Jestem na początku tej drogi, swojej drogi ale widzę cel. Cel jest taki, że chcę być szczęśliwa, robić rzeczy które mnie uszczęśliwiają a nie uszczęśliwiają na siłę innych, bo to ja jestem ważna, Ty jesteś ważna! Mamy jedno życie i tylko my decydujemy o tym, jak ono będzie wyglądało. Dlatego też podjęłam decyzję o wyjeździe na Bali. Po prostu. Zobaczyłam miejsce, które mnie zachwyciło, zobaczyłam kulturę, która mnie ujęła i podjęłam decyzję, że jadę. Zrobię coś dla siebie. Wszyscy mówili: ale jak to pojedziesz sama ?! Nie boisz się, na pewno coś Ci się stanie, przecież tam jest niebezpiecznie. Jedziesz na obóz? Ćwiczyć? Po co Ci to, przecież ćwiczysz codziennie. No tak, ćwiczę, ale dlaczego nie mogę zrobić tego w miejscu, które sobie wymarzyłam? Dlaczego nie mogę podróżować, skoro chcę odkrywać nowe miejsca, a dzięki temu poznać lepiej siebie?

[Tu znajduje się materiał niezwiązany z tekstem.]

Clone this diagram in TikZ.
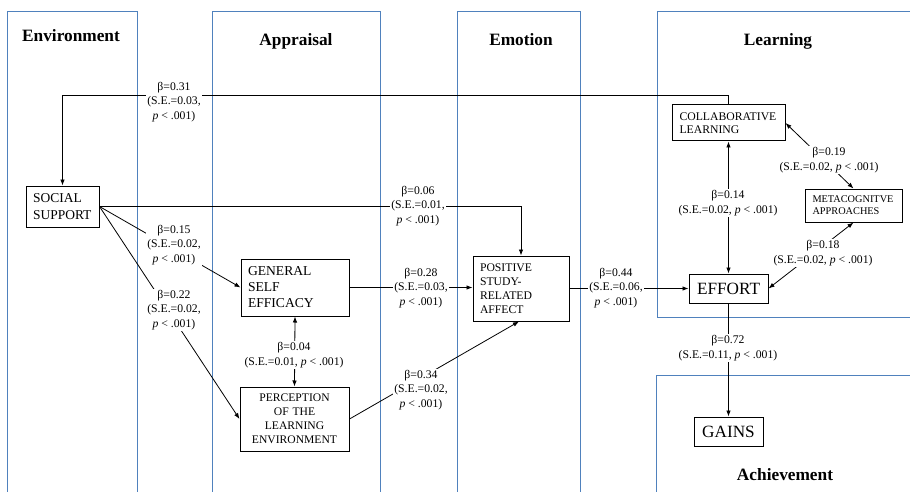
\documentclass[tikz,border=0pt]{standalone}
\usepackage{fontspec}
\setmainfont{Liberation Serif}
\usetikzlibrary{arrows.meta}
\definecolor{panelblue}{RGB}{79,129,189}
\begin{document}
\begin{tikzpicture}[x=1pt,y=-1pt,
  panel/.style={draw=panelblue, line width=1pt},
  ttl/.style={font=\fontsize{17.3}{20}\selectfont\bfseries, anchor=base, inner sep=0pt},
  box/.style={draw, line width=1pt, fill=white, inner xsep=7pt, inner ysep=0pt, align=left},
  arr/.style={line width=0.8pt, -{Latex[length=6pt,width=4.5pt]}},
  arrb/.style={line width=0.8pt, {Latex[length=6pt,width=4.5pt]}-{Latex[length=6pt,width=4.5pt]}},
  lab/.style={fill=white, inner sep=1pt, align=center, font=\fontsize{11.7}{14.5}\selectfont}]
\useasboundingbox (0,0) rectangle (910,492);
\clip (0,0) rectangle (910,492);
% panels
\draw[panel] (7,510) -- (7,12) -- (137,12) -- (137,510);
\draw[panel] (212,510) -- (212,12) -- (380,12) -- (380,510);
\draw[panel] (457,510) -- (457,12) -- (580,12) -- (580,510);
\draw[panel] (930,12) -- (657,12) -- (657,317) -- (930,317);
\draw[panel] (930,375) -- (656,375) -- (656,510);
% titles
\node[ttl] (tenv) at (71,42) {Environment};
\node[ttl] (tapp) at (296,45.5) {Appraisal};
\node[ttl] (temo) at (521,45.5) {Emotion};
\node[ttl] (tlea) at (778,45.5) {Learning};
\node[ttl] (tach) at (785,480) {Achievement};
% boxes
\node[box, text width=59pt, minimum height=41pt, font=\fontsize{13.5}{17}\selectfont] (social) at (62.5,206.5) {SOCIAL\\SUPPORT};
\node[box, text width=94pt, minimum height=57pt, font=\fontsize{13.6}{16}\selectfont] (general) at (295,287.5) {GENERAL\\SELF\\EFFICACY};
\node[box, align=center, text width=95pt, minimum height=64pt, font=\fontsize{11.6}{14}\selectfont] (percep) at (294.5,419) {PERCEPTION\\OF THE\\LEARNING\\ENVIRONMENT};
\node[box, text width=82pt, minimum height=65pt, font=\fontsize{11.7}{14}\selectfont] (positive) at (521,288.5) {POSITIVE\\STUDY-\\RELATED\\AFFECT};
\node[box, align=center, inner xsep=0pt, minimum width=79pt, minimum height=29pt, font=\fontsize{17.2}{20}\selectfont] (effort) at (728.5,288.5) {EFFORT};
\node[box, align=center, inner xsep=0pt, minimum width=69pt, minimum height=29pt, font=\fontsize{17.2}{20}\selectfont] (gains) at (728.5,431.5) {GAINS};
\node[box, inner xsep=7.5pt, text width=98pt, minimum height=36pt, font=\fontsize{11.7}{13.5}\selectfont] (collab) at (728.5,123) {COLLABORATIVE\\LEARNING};
\node[box, inner xsep=7.5pt, text width=82pt, minimum height=33pt, font=\fontsize{10.3}{12}\selectfont] (metacog) at (853.5,205.5) {METACOGNITVE\\APPROACHES};
% connectors
\draw[arr] (collab.north) -- ++(0,-9) -| (social.north);
\draw[arr] (social.east) -| (positive.north);
\draw[arr] (social.east) -- (general.west);
\draw[arr] (social.east) -- (percep.west);
\draw[arr] (general.east) -- (general.east -| positive.west);
\draw[arrb] (general.south) -- (percep.north);
\draw[arr] (percep.east) -- ([xshift=-2pt]positive.south);
\draw[arr] (positive.east) -- (positive.east -| effort.west);
\draw[arrb] (collab.south) -- (effort.north);
\draw[arrb] (collab.east) -- (metacog.north);
\draw[arrb] (metacog.south) -- (effort.east);
\draw[arr] (effort.south) -- (gains.north);
% labels
\node[lab] (l31) at (174,102) {β=0.31\\(S.E.=0.03,\\\textit{p} < .001)};
\node[lab] (l06) at (418,206) {β=0.06\\(S.E.=0.01,\\\textit{p} < .001)};
\node[lab] (l15) at (174,245) {β=0.15\\(S.E.=0.02,\\\textit{p} < .001)};
\node[lab] (l22) at (174,310) {β=0.22\\(S.E.=0.02,\\\textit{p} < .001)};
\node[lab] (l28) at (421,288) {β=0.28\\(S.E.=0.03,\\\textit{p} < .001)};
\node[lab] (l04) at (294,355) {β=0.04\\(S.E.=0.01, \textit{p} < .001)};
\node[lab] (l34) at (421,390) {β=0.34\\(S.E.=0.02,\\\textit{p} < .001)};
\node[lab] (l44) at (616,288) {β=0.44\\(S.E.=0.06,\\\textit{p} < .001)};
\node[lab] (l14) at (728,203) {β=0.14\\(S.E.=0.02, \textit{p} < .001)};
\node[lab] (l19) at (829,160) {β=0.19\\(S.E.=0.02, \textit{p} < .001)};
\node[lab] (l18) at (823,253) {β=0.18\\(S.E.=0.02, \textit{p} < .001)};
\node[lab] (l72) at (728,348) {β=0.72\\(S.E.=0.11, \textit{p} < .001)};
\end{tikzpicture}
\end{document}
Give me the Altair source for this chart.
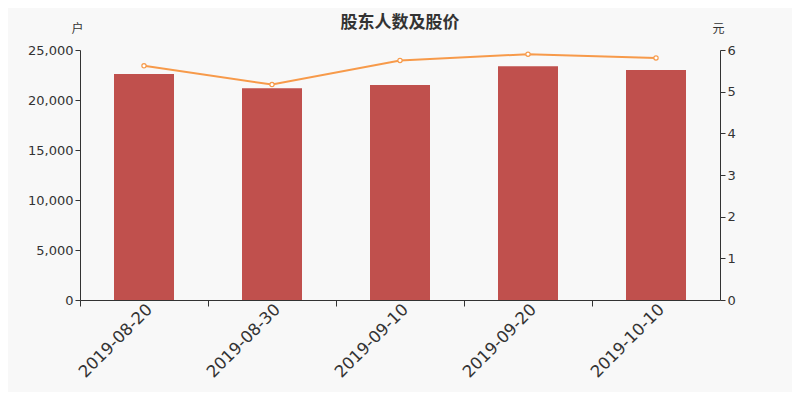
import altair as alt
import pandas as pd

dates = ["2019-08-20", "2019-08-30", "2019-09-10", "2019-09-20", "2019-10-10"]
holders = [22600, 21170, 21500, 23370, 23000]
prices = [5.62, 5.17, 5.75, 5.90, 5.81]

df = pd.DataFrame({"date": dates, "holders": holders, "price": prices})

FONT = "DejaVu Sans, Noto Sans CJK SC"
DARK = "#333333"

x_scale = alt.Scale(paddingInner=0, paddingOuter=0)

bars = alt.Chart(df).mark_bar(size=60, color="#c0504d").encode(
    x=alt.X(
        "date:N",
        sort=dates,
        scale=x_scale,
        axis=alt.Axis(
            orient="bottom",
            title=None,
            labelAngle=-45,
            labelAlign="right",
            labelBaseline="top",
            labelFontSize=16.5,
            labelColor=DARK,
            labelFont=FONT,
            labelPadding=1,
            ticks=False,
            domainColor=DARK,
            grid=False,
        ),
    ),
    y=alt.Y(
        "holders:Q",
        scale=alt.Scale(domain=[0, 25000]),
        axis=alt.Axis(
            title="户",
            titleAngle=0,
            titleX=-3,
            titleY=-22,
            titleAlign="center",
            titleBaseline="middle",
            titleFontSize=12,
            titleFontWeight="normal",
            titleColor=DARK,
            titleFont=FONT,
            values=[0, 5000, 10000, 15000, 20000, 25000],
            format=",.0f",
            labelFontSize=13,
            labelColor=DARK,
            labelFont=FONT,
            tickColor=DARK,
            domainColor=DARK,
            tickSize=5,
            grid=False,
        ),
    ),
)

line = alt.Chart(df).mark_line(
    color="#f79a4a",
    strokeWidth=2,
    point=alt.OverlayMarkDef(filled=True, fill="#ffffff", stroke="#f79a4a", strokeWidth=1.2, size=18),
).encode(
    x=alt.X(
        "date:N",
        sort=dates,
        scale=x_scale,
        axis=alt.Axis(
            orient="bottom",
            title=None,
            labels=False,
            bandPosition=0,
            tickSize=6,
            tickColor=DARK,
            domain=False,
            grid=False,
        ),
    ),
    y=alt.Y(
        "price:Q",
        scale=alt.Scale(domain=[0, 6]),
        axis=alt.Axis(
            orient="right",
            title="元",
            titleAngle=0,
            titleX=-2,
            titleY=-22,
            titleAlign="center",
            titleBaseline="middle",
            titleFontSize=12,
            titleFontWeight="normal",
            titleColor=DARK,
            titleFont=FONT,
            values=[0, 1, 2, 3, 4, 5, 6],
            labelFontSize=13,
            labelColor=DARK,
            labelFont=FONT,
            tickColor=DARK,
            domainColor=DARK,
            tickSize=5,
            grid=False,
        ),
    ),
)

chart = (
    alt.layer(bars, line)
    .resolve_scale(y="independent")
    .resolve_axis(x="independent")
    .properties(
        width=640,
        height=250,
        background="#f8f8f8",
        padding={"left": 72, "top": 42, "right": 72, "bottom": 92},
        autosize=alt.AutoSizeParams(type="none"),
        title=alt.TitleParams(
            "股东人数及股价",
            fontSize=17,
            fontWeight="bold",
            color=DARK,
            font=FONT,
            anchor="middle",
            offset=-10,
        ),
    )
    .configure_view(stroke=None)
)

chart.save("out.html", embed_options={"renderer": "svg", "actions": False})
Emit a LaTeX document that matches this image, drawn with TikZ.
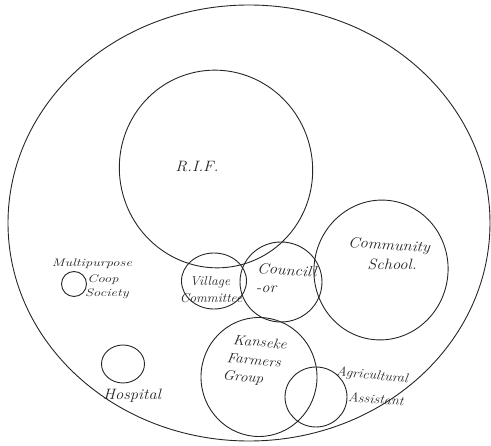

Możemy wszystko, tylko trzeba się odważyć. Zmierzyć się sama ze sobą. Jeśli chcesz coś zrobić to po prostu zrób. Nie zastanawiaj się! Masz jedno życie i nie rób sobie na siłę ograniczeń, które nie istnieją. Uśmiechnij się, bo masz na to ochotę, porozmawiaj z kimś, bo Cię inspiruje, zadbaj o siebie, o swój spokój duchowy o swój stan fizyczny, bo wiesz ze tego potrzebujesz. Możesz wszystko, a obawy są tylko w Twojej głowie, pokonaj je, bo tylko Ty wiesz, czego tak naprawdę chcesz. A nawet jeśli nie masz do końca przemyślanego celu, to ważna jest też droga.

Dla mnie celem jest właśnie droga do zrozumienia tego, w jaki sposób chcę przeżyć to życie po swojemu. Odważ się tak jak ja, bo warto! Zrób pierwszy krok w drodze do własnego szczęścia!